Protected Marine Areas at Risk from Dredging Muds

15 Nov 2010

Conferences, symposiums, chitchat and roundtables So far, Protected Marine Areas are large spaces in which everyone wants to protect what they hold most dearly, aka, their own interests, even when those are as murky as dredging muds. The road to bringing reason to the active minorities, who are often polluting the most, is still long.

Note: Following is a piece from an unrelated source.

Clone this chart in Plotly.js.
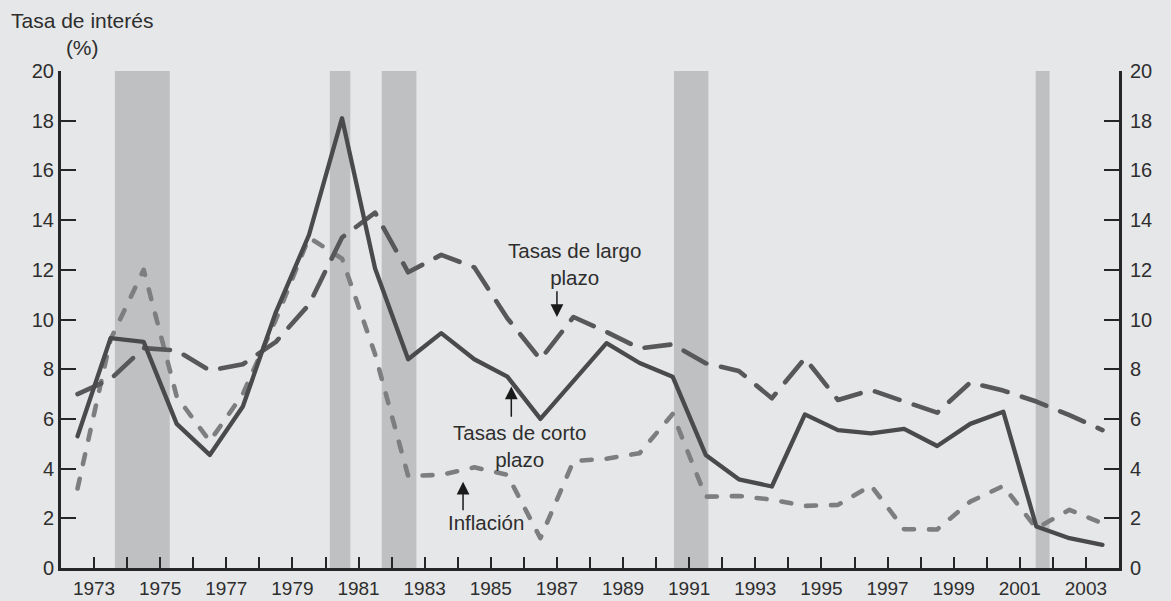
<!DOCTYPE html>
<html>
<head>
<meta charset="utf-8">
<script src="https://cdn.plot.ly/plotly-3.0.1.min.js"></script>
<style>
  html, body { margin: 0; padding: 0; background: #e6e7e8; }
  #chart { width: 1171px; height: 601px; }
  .scatterlayer path.js-line { stroke-linecap: round; stroke-linejoin: round; }
</style>
</head>
<body>
<div id="chart"></div>
<script>
// ---- Data ----
const years = [1972.5, 1973.5, 1974.5, 1975.5, 1976.5, 1977.5, 1978.5, 1979.5,
  1980.5, 1981.5, 1982.5, 1983.5, 1984.5, 1985.5, 1986.5, 1987.5,
  1988.5, 1989.5, 1990.5, 1991.5, 1992.5, 1993.5, 1994.5, 1995.5,
  1996.5, 1997.5, 1998.5, 1999.5, 2000.5, 2001.5, 2002.5, 2003.5];

const tasasCorto = [5.3, 9.25, 9.1, 5.8, 4.55, 6.5, 10.3, 13.4,
  18.1, 12.05, 8.4, 9.45, 8.4, 7.7, 6.0, 7.55,
  9.05, 8.25, 7.7, 4.55, 3.57, 3.28, 6.18, 5.55,
  5.42, 5.6, 4.91, 5.8, 6.29, 1.67, 1.2, 0.93];

const tasasLargo = [7.0, 7.6, 8.85, 8.75, 7.95, 8.2, 9.1, 10.6,
  13.3, 14.3, 11.9, 12.6, 12.1, 10.05, 8.4, 10.1,
  9.5, 8.84, 9.0, 8.24, 7.93, 6.83, 8.44, 6.76,
  7.16, 6.72, 6.25, 7.46, 7.14, 6.7, 6.15, 5.55];

const inflacion = [3.2, 9.2, 12.0, 6.9, 5.1, 7.0, 10.0, 13.3,
  12.45, 8.6, 3.7, 3.75, 4.05, 3.75, 1.2, 4.3,
  4.4, 4.62, 6.2, 2.87, 2.9, 2.75, 2.5, 2.54,
  3.32, 1.56, 1.55, 2.67, 3.3, 1.6, 2.34, 1.8];

// recession bands (start, end) in years
const recesionInicio = [1973.63, 1980.13, 1981.70, 1990.54, 2001.48];
const recesionFin    = [1975.29, 1980.75, 1982.75, 1991.58, 2001.90];

// axis ticks
const xTickYears = [1973, 1974, 1975, 1976, 1977, 1978, 1979, 1980, 1981, 1982,
  1983, 1984, 1985, 1986, 1987, 1988, 1989, 1990, 1991, 1992,
  1993, 1994, 1995, 1996, 1997, 1998, 1999, 2000, 2001, 2002, 2003];
const xTickLabels = ["1973", "", "1975", "", "1977", "", "1979", "", "1981", "",
  "1983", "", "1985", "", "1987", "", "1989", "", "1991", "",
  "1993", "", "1995", "", "1997", "", "1999", "", "2001", "", "2003"];
const yTicks = [0, 2, 4, 6, 8, 10, 12, 14, 16, 18, 20];

// ---- Styling ----
const FONT = '"Liberation Sans", Arial, Helvetica, sans-serif';
const TXT = '#2e2e2e';
const AX = '#262626';

const traces = [
  { x: years, y: inflacion, type: 'scatter', mode: 'lines', name: 'Inflación',
    line: { color: '#7d7e80', width: 4.6, dash: '10px,15px' }, hoverinfo: 'skip' },
  { x: years, y: tasasLargo, type: 'scatter', mode: 'lines', name: 'Tasas de largo plazo',
    line: { color: '#58585a', width: 4.6, dash: '26px,15px' }, hoverinfo: 'skip' },
  { x: years, y: tasasCorto, type: 'scatter', mode: 'lines', name: 'Tasas de corto plazo',
    line: { color: '#4a4a4c', width: 4.3 }, hoverinfo: 'skip' },
  { x: [years[0]], y: [0], yaxis: 'y2', type: 'scatter', mode: 'markers',
    marker: { opacity: 0 }, showlegend: false, hoverinfo: 'skip' }
];

const shapes = recesionInicio.map((s, i) => ({
  type: 'rect', xref: 'x', yref: 'y', x0: s, x1: recesionFin[i], y0: 0, y1: 20,
  fillcolor: '#bfc0c2', line: { width: 0 }, layer: 'below'
}));

const yCommon = {
  range: [0, 20], tickmode: 'array', tickvals: yTicks, ticktext: yTicks.map(String),
  ticks: 'inside', ticklen: 15, tickwidth: 2, tickcolor: AX,
  showline: true, linewidth: 3, linecolor: AX,
  showgrid: false, zeroline: false, fixedrange: true,
  tickfont: { family: FONT, size: 20, color: TXT }
};

const annFont = { family: FONT, size: 20.5, color: TXT };
const arrowStyle = { text: '', showarrow: true, arrowhead: 2, arrowsize: 1.7, arrowwidth: 1.5,
  arrowcolor: '#1a1a1a', standoff: 0, startstandoff: 0,
  xref: 'x', yref: 'y', axref: 'x', ayref: 'y' };
const annotations = [
  { xref: 'paper', yref: 'paper', x: 0.0198, y: 1.0745, xanchor: 'center', yanchor: 'middle',
    text: 'Tasa de interés<br>(%)', showarrow: false, font: { family: FONT, size: 21, color: TXT } },
  { x: 1987.52, y: 12.22, xref: 'x', yref: 'y', text: 'Tasas de largo<br>plazo',
    showarrow: false, font: annFont, xanchor: 'center', yanchor: 'middle' },
  { x: 1985.87, y: 4.91, xref: 'x', yref: 'y', text: 'Tasas de corto<br>plazo',
    showarrow: false, font: annFont, xanchor: 'center', yanchor: 'middle' },
  { x: 1984.84, y: 1.85, xref: 'x', yref: 'y', text: 'Inflación',
    showarrow: false, font: annFont, xanchor: 'center', yanchor: 'middle' },
  // arrows
  Object.assign({ x: 1987.0, y: 10.1, ax: 1987.0, ay: 11.2 }, arrowStyle),
  Object.assign({ x: 1985.62, y: 7.3, ax: 1985.62, ay: 6.03 }, arrowStyle),
  Object.assign({ x: 1984.16, y: 3.47, ax: 1984.16, ay: 2.26 }, arrowStyle)
];

const layout = {
  width: 1171, height: 601,
  margin: { l: 61, r: 52, t: 71, b: 33, pad: 0 },
  paper_bgcolor: '#e6e7e8', plot_bgcolor: '#e6e7e8',
  showlegend: false,
  font: { family: FONT, size: 20, color: TXT },
  xaxis: {
    range: [1972, 2004], tickmode: 'array', tickvals: xTickYears, ticktext: xTickLabels,
    ticks: 'inside', ticklen: 11, tickwidth: 2, tickcolor: AX,
    showline: true, linewidth: 3, linecolor: AX,
    showgrid: false, zeroline: false, fixedrange: true, ticklabelstandoff: 1,
    tickfont: { family: FONT, size: 19, color: TXT }, tickangle: 0
  },
  yaxis: Object.assign({}, yCommon, { side: 'left' }),
  yaxis2: Object.assign({}, yCommon, { side: 'right', overlaying: 'y', ticklabelstandoff: 4 }),
  shapes: shapes,
  annotations: annotations
};

Plotly.newPlot('chart', traces, layout, { staticPlot: true, displayModeBar: false });
</script>
</body>
</html>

La Rochelle is, in this regard, quite edifying. As part of the extension and deepening of the pleasure-boating port of Minimes – for the benefit of trimarans, catamarans and monohulls, 1 million m3 of radioactive sludge and other pollutants must be extracted from the access channel to the old port by October 2011, and these extractions will be scattered at sea around the Pertuis Charentais Natura 2000 site. This 456,000 hectare area is described as one of the most productive marine ecosystems within the French waters, and several endangered species such as sturgeon, shad, and porpoises reside there. It is also an important economic resource for the professional fishermen, who, thanks to diversified techniques, supply auction and regional markets. Oyster ponds on the islands of Ré and Marennes-Oléron are labeled as part of the Pertuis Charentais.

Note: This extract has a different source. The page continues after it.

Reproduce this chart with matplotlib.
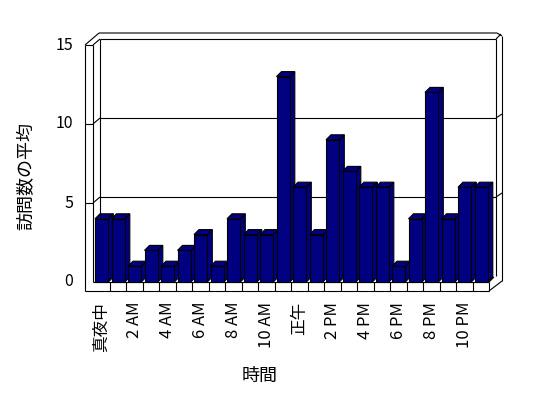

The impact study of the La Rochelle harbor extension was performed in 2005. It does not incorporate neither the lessons learned from Xynthia nor the claims that the introduction of two new sea walls in La Rochelle Bay will not change the increase of flooding risks in the event of strong ocean storms. The chemical and physicochemical analysis made before 2005 do not take into account the redistribution of contaminants in the Bay sediments after Xynthia. However, the study warns of the potential toxicity of the sludge created by the harbor extension process. The incoming flow would be about 40 tons of lead, 1 ton of Polycyclic Aromatic Hydrocarbons, 360 kg of cadmium and 120 kg of mercury. The nitrogen and phosphorus flows released into the sea would be respectively of 1,500 and 700 tons. The bacteriological quality is either bad or very bad, depending on the five samples taken and analyzed before 2005. Suspending the activity of the treatment plant in Port Neuf for several weeks after Xynthia has undoubtedly exacerbated the situation. These poisons will be released onto the Antioche site – between Ré and Oléron islands – which is far from being abyssal, for it is only 20-25 meters deep. At Robin des Bois’ request, additional radiological analyses were conducted between 2009 and 2010. The average thorium level in marine sediments on the French coast is 8 mg / kg. Three sediment cores in the area to be dredged had levels at or above 40 mg / kg, in inheritance of the Rhodia factory, formerly known as the Rhône Poulenc. No studies on the radiological impact on marine biodiversity have been performed.

In conclusion, dumping dredging sludge in the Pertuis Charentais Natura 2000 site does not take into account the sanitary protection of marine biodiversity and fishing resources, nor does it with the shellfish health and public safety. It mocks the plan to fight green algae and sacrifices the ecological and economic balance of a vast mosaic of ecosystems in the sole interest of the nautical sector.

Robin des Bois believes this textbook case should be subject to new choices guided by the commitments of the Grenelle de la Mer and the teachings of Xynthia.